Oh, come on - what haven't I done with that map already? ;-) I will bend
Victoria as you described.


As you wish!

Camden Town's not cross-platform?


Is it? I thought it has two close, but separate "sub-stations"?


Not exactly. There are separate bits for the Barnet and Edgware branches,
but the southbound platforms for both are sunk below the northbound
platforms, and there are level passageways connecting each directional
pair. Hang on, i'll have a crack at some ascii art:

_____ _____
/ \______________________/ \
| NB Ew | passageway | NB HB |
\_____/----------------------\_____/
_____ _____
/ \______________________/ \
| SB Ew | passageway | SB HB |
\_____/----------------------\_____/

That's the cross-section you'd get if you made a vertical, east-west slice
through the middle of the station, looking from the south side. NB/SB is
northbound/southbound, Ew is Edgware, and HB is High Barnet. The crude
circles are the running tunnels, and the things labelled 'passageway' are,
er, passageways. So, although the platforms for each branch are right next
to each other in horizontal terms, the vertical separation means that
there's level interchange. I don't know if you'd call it cross-platform;
it's rather further between them than at Mile End or Finchley Road. Still,
better than stairs. Also, there are only two passageways for each pair (i
think), and since lots of people interchange here in the peaks, it gets
dangerously overcrowded, so it's hardly an easy interchange at those
times.

Poplar - you haven't given it a dot, but it has a four-track, two-island
layout, much the same as at Kennington, so perhaps you should.

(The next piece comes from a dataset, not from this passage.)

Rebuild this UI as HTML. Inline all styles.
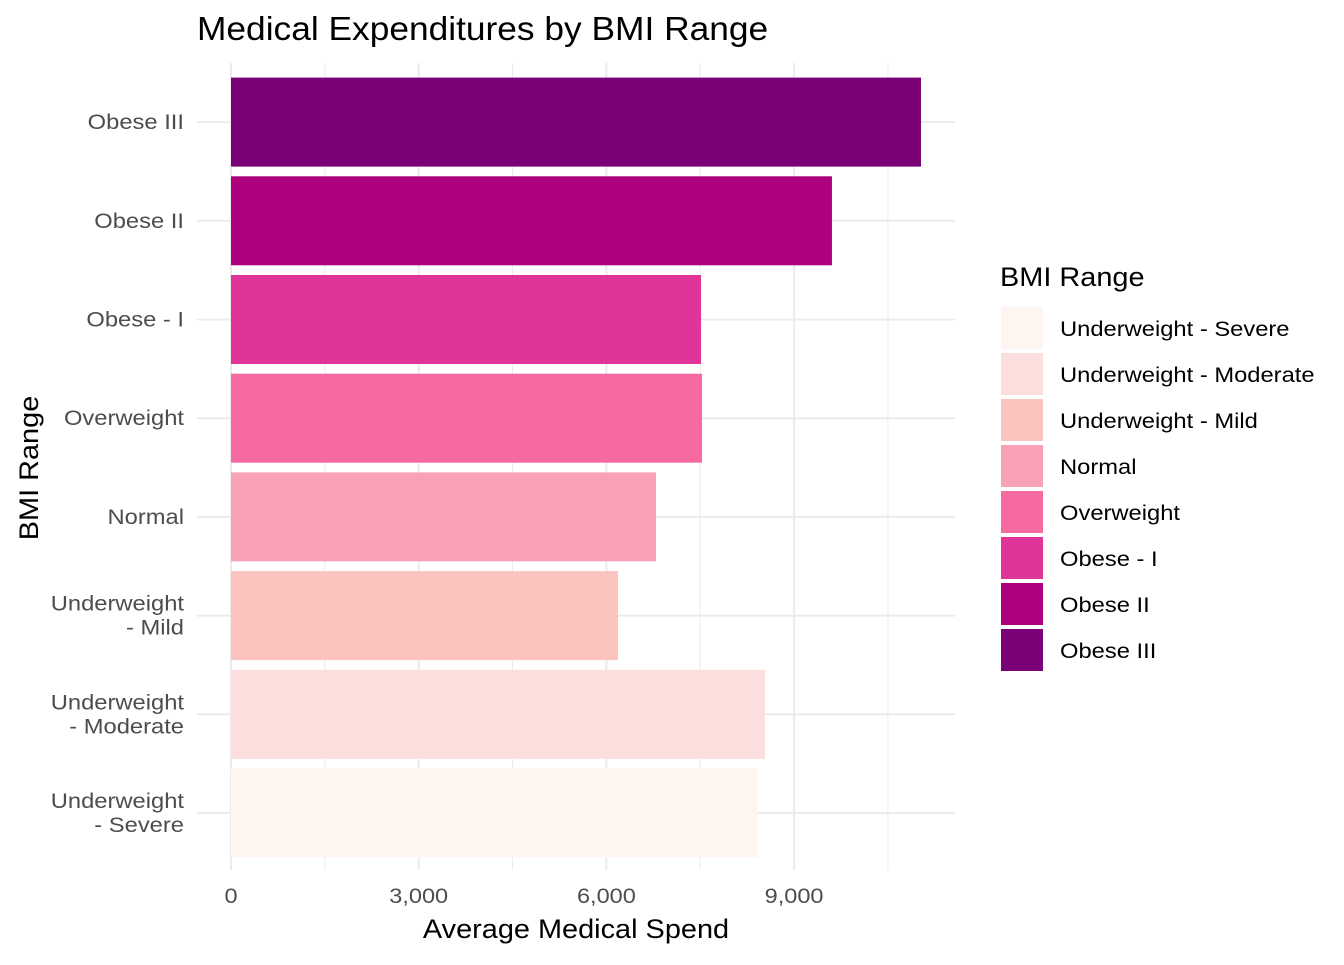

Baker Street - i'd err on the side of understatement, and make the Met
platforms separate to the Circle.

What's wrong with just letting the confluence of lines in one circle
show cross-platformity?


It will look too similar to same track usage in many cases (check
Chiswick Park or Wembley Park on my map).


Chiswick Park?

I see what you mean, but i think there'd be an obvious difference between,
say, Ealing Common and Finsbury Park even without the dots - separate
lines vs lines that are actually stuck together. If you don't think it's
obvious enough, fair enough.

I'm intrigued by Alex's choice to represent Edgware Road as two
unconnected circles with a single name.


Well, that's because I was clueless to their "official" status. I will
name them both now.


No! I liked it that way. The two stations are just as close as at
Hammersmith (easier to get between, in fact). Don't let the whims of LU
put you off!

Here's another thing - you might consider somehow showing the four-track
nature of the Metropolitan north of Wembley Park; Clive explains it all:

http://www.davros.org/rail/culg/metr....html#features

But basically, if i've got it right, the line splits into fast and slow
pairs just after Finchley Road, with the slow pair going through Preston
Road, Northwick Park, Harrow on the Hill, and then heading to Uxbridge,
and the fast pair going past the first two stations and in to Harrow on
the Hill. After that, the fast pair splits again, into a second slow pair
which goes through all the stations up to and including Moor Park, and
then goes to Watford, and a second fast pair which goes straight to Moor
Park, and then off to Amersham. Except it's more complicated than this, as
there are all sorts of junctions where trains can switch tracks, and
various service patterns, etc. Oh, and the second fast pair also has NR
trains on it!

Anyway, i *think* you could just add fast tracks from Finchley Road to
Wembley Park, and then from Wembley Park to Harrow on the Hill, and then
from there to Moor Park. The first two sections would lie to the north of
the all-stations line, and the third one to the south; that's not
geographical, but it does, i think, show where the trains mostly go.